------ EXTRACTED INFORMATION ------

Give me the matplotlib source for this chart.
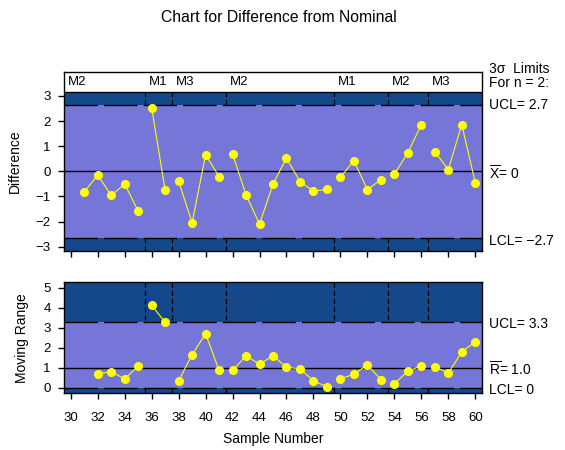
import numpy as np
import matplotlib
matplotlib.use("Agg")
import matplotlib.pyplot as plt
import matplotlib.transforms as mtransforms

plt.rcParams['font.family'] = ['Liberation Sans', 'DejaVu Sans']
plt.rcParams['mathtext.fontset'] = 'custom'
plt.rcParams['mathtext.rm'] = 'Liberation Sans'
plt.rcParams['mathtext.it'] = 'Liberation Sans'

# data
samples = list(range(30, 61))
difference = [np.nan, -0.82, -0.15, -0.96, -0.51, -1.58, 2.53, -0.75, -0.39, -2.05,
              0.66, -0.21, 0.69, -0.94, -2.10, -0.51, 0.53, -0.41, -0.79, -0.72,
              -0.24, 0.42, -0.73, -0.33, -0.11, 0.74, 1.86, 0.78, 0.07, 1.86, -0.45]
moving_range = [np.nan, np.nan, 0.69, 0.80, 0.44, 1.08, 4.12, 3.27, 0.34, 1.65,
                2.70, 0.87, 0.87, 1.60, 1.17, 1.60, 1.02, 0.95, 0.34, 0.05,
                0.45, 0.67, 1.15, 0.40, 0.20, 0.82, 1.10, 1.05, 0.73, 1.78, 2.30]

phase_labels = ["M2", "M1", "M3", "M2", "M1", "M2", "M3"]
phase_start = [30, 36, 38, 42, 50, 54, 57]
phase_end = [35, 37, 41, 49, 53, 56, 60]

x_mean, x_ucl, x_lcl = 0.0, 2.66, -2.66
r_mean, r_ucl, r_lcl = 1.0, 3.27, 0.0

dark = '#15478B'
light = '#7676D8'
pt_color = '#FFFF00'

samples = np.array(samples)
difference = np.array(difference)
moving_range = np.array(moving_range)

fig = plt.figure(figsize=(5.65, 4.5), dpi=100)
ax1 = fig.add_axes([0.1133, 0.4422, 0.7398, 0.3978])
ax2 = fig.add_axes([0.1133, 0.1260, 0.7398, 0.2467])

limit_dash = (0, (24, 4.5))


def draw_panel(ax, values, mean, ucl, lcl, ylo, yhi):
    ax.set_facecolor(dark)
    ax.set_xlim(29.5, 60.5)
    ax.set_ylim(ylo, yhi)
    # phase boundaries (hidden by the light zone)
    for s in phase_start[1:]:
        ax.axvline(s - 0.5, color='black', lw=0.9, ls=(0, (4, 2.5)), zorder=1)
    ax.axhspan(lcl, ucl, color=light, zorder=2, lw=0)
    ax.axhline(mean, color='black', lw=1, zorder=3)
    ax.axhline(ucl, color='black', lw=1, ls=limit_dash, zorder=3)
    ax.axhline(lcl, color='black', lw=1, ls=limit_dash, zorder=3)
    for s, e in zip(phase_start, phase_end):
        m = (samples >= s) & (samples <= e)
        ax.plot(samples[m], values[m], color=pt_color, lw=0.8, marker='o',
                ms=5.5, mec=pt_color, mfc=pt_color, zorder=4, clip_on=False)
    ax.set_xticks(range(30, 61, 2))
    for sp in ax.spines.values():
        sp.set_linewidth(1)
        sp.set_zorder(6)
    ax.tick_params(direction='out', length=4.5, width=1, labelsize=9.5)


# upper chart
draw_panel(ax1, difference, x_mean, x_ucl, x_lcl, -3.175, 3.956)
band_lo = 3.171
ax1.axhspan(band_lo, 3.956, color='white', zorder=5, lw=0)
ax1.axhline(band_lo, color='black', lw=1, zorder=5)
for lab, s in zip(phase_labels, phase_start):
    ax1.text(s - 0.5 + 0.3, (band_lo + 3.956) / 2 - 0.02, lab, fontsize=9.5,
             ha='left', va='center', zorder=6)
ax1.set_yticks(range(-3, 4))
ax1.set_yticklabels(['\u22123', '\u22122', '\u22121', '0', '1', '2', '3'])
ax1.tick_params(axis='x', labelbottom=False)
ax1.tick_params(axis='y', pad=5)
ax1.set_ylabel('Difference', fontsize=10, labelpad=10)

# lower chart
draw_panel(ax2, moving_range, r_mean, r_ucl, r_lcl, -0.28, 5.27)
ax2.set_yticks(range(0, 6))
ax2.tick_params(axis='y', pad=5)
ax2.tick_params(axis='x', pad=9)
ax2.set_ylabel('Moving Range', fontsize=10, labelpad=10)
ax2.set_xlabel('Sample Number', fontsize=10, labelpad=6)

# right side labels
t1 = mtransforms.blended_transform_factory(ax1.transAxes, ax1.transData)
t2 = mtransforms.blended_transform_factory(ax2.transAxes, ax2.transData)
xr = 1.017
ax1.text(xr, 4.08, '3\u03c3  Limits', transform=t1, fontsize=10, va='center', clip_on=False)
ax1.text(xr, 3.50, 'For n = 2:', transform=t1, fontsize=10, va='center', clip_on=False)
ax1.text(xr, x_ucl - 0.02, 'UCL= 2.7', transform=t1, fontsize=10, va='center', clip_on=False)
ax1.text(xr, x_mean - 0.1, r'$\overline{\mathrm{X}}$= 0', transform=t1, fontsize=10,
         va='center', clip_on=False)
ax1.text(xr, x_lcl - 0.1, 'LCL= \u22122.7', transform=t1, fontsize=10, va='center', clip_on=False)
ax2.text(xr, r_ucl - 0.1, 'UCL= 3.3', transform=t2, fontsize=10, va='center', clip_on=False)
ax2.text(xr, r_mean - 0.1, r'$\overline{\mathrm{R}}$= 1.0', transform=t2, fontsize=10,
         va='center', clip_on=False)
ax2.text(xr, r_lcl - 0.1, 'LCL= 0', transform=t2, fontsize=10, va='center', clip_on=False)

fig.text(0.493, 1 - 17 / 450, 'Chart for Difference from Nominal', fontsize=11.3,
         ha='center', va='center')

fig.savefig('out.png', dpi=100)
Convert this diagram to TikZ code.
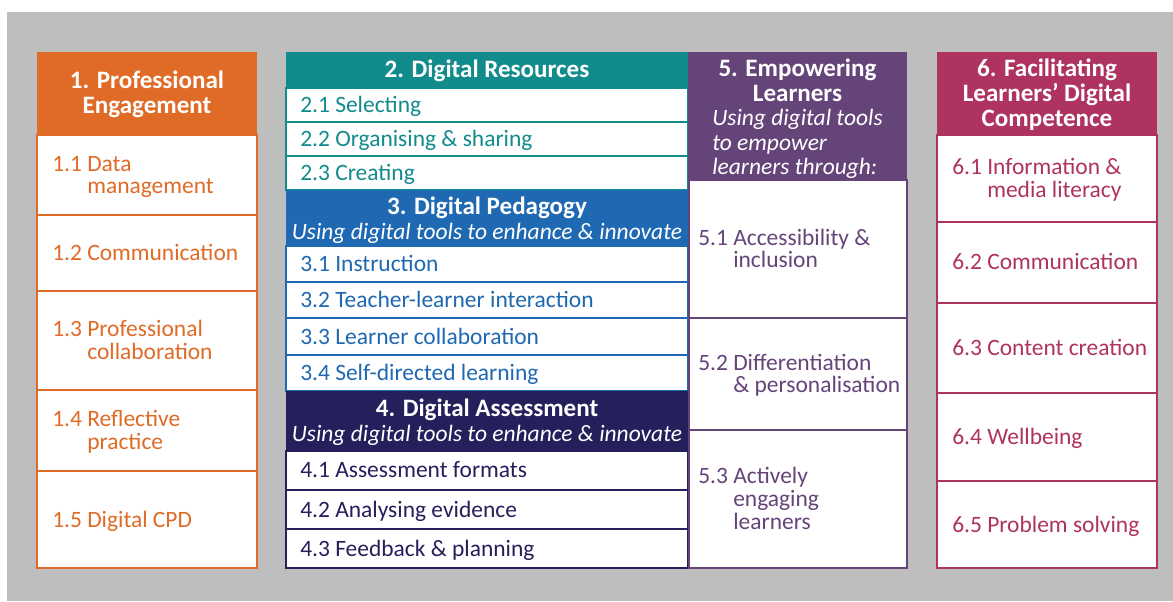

------

> WORK INSTRUCTIONS
Take the records above and transcribe them exactly, dropping every picture.

> CORRECT ANSWER
Give me the matplotlib source for this chart.
import numpy as np
import matplotlib
matplotlib.use("Agg")
import matplotlib.pyplot as plt
import matplotlib.transforms as mtransforms

plt.rcParams['font.family'] = ['Liberation Sans', 'DejaVu Sans']
plt.rcParams['mathtext.fontset'] = 'custom'
plt.rcParams['mathtext.rm'] = 'Liberation Sans'
plt.rcParams['mathtext.it'] = 'Liberation Sans'

# data
samples = list(range(30, 61))
difference = [np.nan, -0.82, -0.15, -0.96, -0.51, -1.58, 2.53, -0.75, -0.39, -2.05,
              0.66, -0.21, 0.69, -0.94, -2.10, -0.51, 0.53, -0.41, -0.79, -0.72,
              -0.24, 0.42, -0.73, -0.33, -0.11, 0.74, 1.86, 0.78, 0.07, 1.86, -0.45]
moving_range = [np.nan, np.nan, 0.69, 0.80, 0.44, 1.08, 4.12, 3.27, 0.34, 1.65,
                2.70, 0.87, 0.87, 1.60, 1.17, 1.60, 1.02, 0.95, 0.34, 0.05,
                0.45, 0.67, 1.15, 0.40, 0.20, 0.82, 1.10, 1.05, 0.73, 1.78, 2.30]

phase_labels = ["M2", "M1", "M3", "M2", "M1", "M2", "M3"]
phase_start = [30, 36, 38, 42, 50, 54, 57]
phase_end = [35, 37, 41, 49, 53, 56, 60]

x_mean, x_ucl, x_lcl = 0.0, 2.66, -2.66
r_mean, r_ucl, r_lcl = 1.0, 3.27, 0.0

dark = '#15478B'
light = '#7676D8'
pt_color = '#FFFF00'

samples = np.array(samples)
difference = np.array(difference)
moving_range = np.array(moving_range)

fig = plt.figure(figsize=(5.65, 4.5), dpi=100)
ax1 = fig.add_axes([0.1133, 0.4422, 0.7398, 0.3978])
ax2 = fig.add_axes([0.1133, 0.1260, 0.7398, 0.2467])

limit_dash = (0, (24, 4.5))


def draw_panel(ax, values, mean, ucl, lcl, ylo, yhi):
    ax.set_facecolor(dark)
    ax.set_xlim(29.5, 60.5)
    ax.set_ylim(ylo, yhi)
    # phase boundaries (hidden by the light zone)
    for s in phase_start[1:]:
        ax.axvline(s - 0.5, color='black', lw=0.9, ls=(0, (4, 2.5)), zorder=1)
    ax.axhspan(lcl, ucl, color=light, zorder=2, lw=0)
    ax.axhline(mean, color='black', lw=1, zorder=3)
    ax.axhline(ucl, color='black', lw=1, ls=limit_dash, zorder=3)
    ax.axhline(lcl, color='black', lw=1, ls=limit_dash, zorder=3)
    for s, e in zip(phase_start, phase_end):
        m = (samples >= s) & (samples <= e)
        ax.plot(samples[m], values[m], color=pt_color, lw=0.8, marker='o',
                ms=5.5, mec=pt_color, mfc=pt_color, zorder=4, clip_on=False)
    ax.set_xticks(range(30, 61, 2))
    for sp in ax.spines.values():
        sp.set_linewidth(1)
        sp.set_zorder(6)
    ax.tick_params(direction='out', length=4.5, width=1, labelsize=9.5)


# upper chart
draw_panel(ax1, difference, x_mean, x_ucl, x_lcl, -3.175, 3.956)
band_lo = 3.171
ax1.axhspan(band_lo, 3.956, color='white', zorder=5, lw=0)
ax1.axhline(band_lo, color='black', lw=1, zorder=5)
for lab, s in zip(phase_labels, phase_start):
    ax1.text(s - 0.5 + 0.3, (band_lo + 3.956) / 2 - 0.02, lab, fontsize=9.5,
             ha='left', va='center', zorder=6)
ax1.set_yticks(range(-3, 4))
ax1.set_yticklabels(['\u22123', '\u22122', '\u22121', '0', '1', '2', '3'])
ax1.tick_params(axis='x', labelbottom=False)
ax1.tick_params(axis='y', pad=5)
ax1.set_ylabel('Difference', fontsize=10, labelpad=10)

# lower chart
draw_panel(ax2, moving_range, r_mean, r_ucl, r_lcl, -0.28, 5.27)
ax2.set_yticks(range(0, 6))
ax2.tick_params(axis='y', pad=5)
ax2.tick_params(axis='x', pad=9)
ax2.set_ylabel('Moving Range', fontsize=10, labelpad=10)
ax2.set_xlabel('Sample Number', fontsize=10, labelpad=6)

# right side labels
t1 = mtransforms.blended_transform_factory(ax1.transAxes, ax1.transData)
t2 = mtransforms.blended_transform_factory(ax2.transAxes, ax2.transData)
xr = 1.017
ax1.text(xr, 4.08, '3\u03c3  Limits', transform=t1, fontsize=10, va='center', clip_on=False)
ax1.text(xr, 3.50, 'For n = 2:', transform=t1, fontsize=10, va='center', clip_on=False)
ax1.text(xr, x_ucl - 0.02, 'UCL= 2.7', transform=t1, fontsize=10, va='center', clip_on=False)
ax1.text(xr, x_mean - 0.1, r'$\overline{\mathrm{X}}$= 0', transform=t1, fontsize=10,
         va='center', clip_on=False)
ax1.text(xr, x_lcl - 0.1, 'LCL= \u22122.7', transform=t1, fontsize=10, va='center', clip_on=False)
ax2.text(xr, r_ucl - 0.1, 'UCL= 3.3', transform=t2, fontsize=10, va='center', clip_on=False)
ax2.text(xr, r_mean - 0.1, r'$\overline{\mathrm{R}}$= 1.0', transform=t2, fontsize=10,
         va='center', clip_on=False)
ax2.text(xr, r_lcl - 0.1, 'LCL= 0', transform=t2, fontsize=10, va='center', clip_on=False)

fig.text(0.493, 1 - 17 / 450, 'Chart for Difference from Nominal', fontsize=11.3,
         ha='center', va='center')

fig.savefig('out.png', dpi=100)
Convert this diagram to TikZ code.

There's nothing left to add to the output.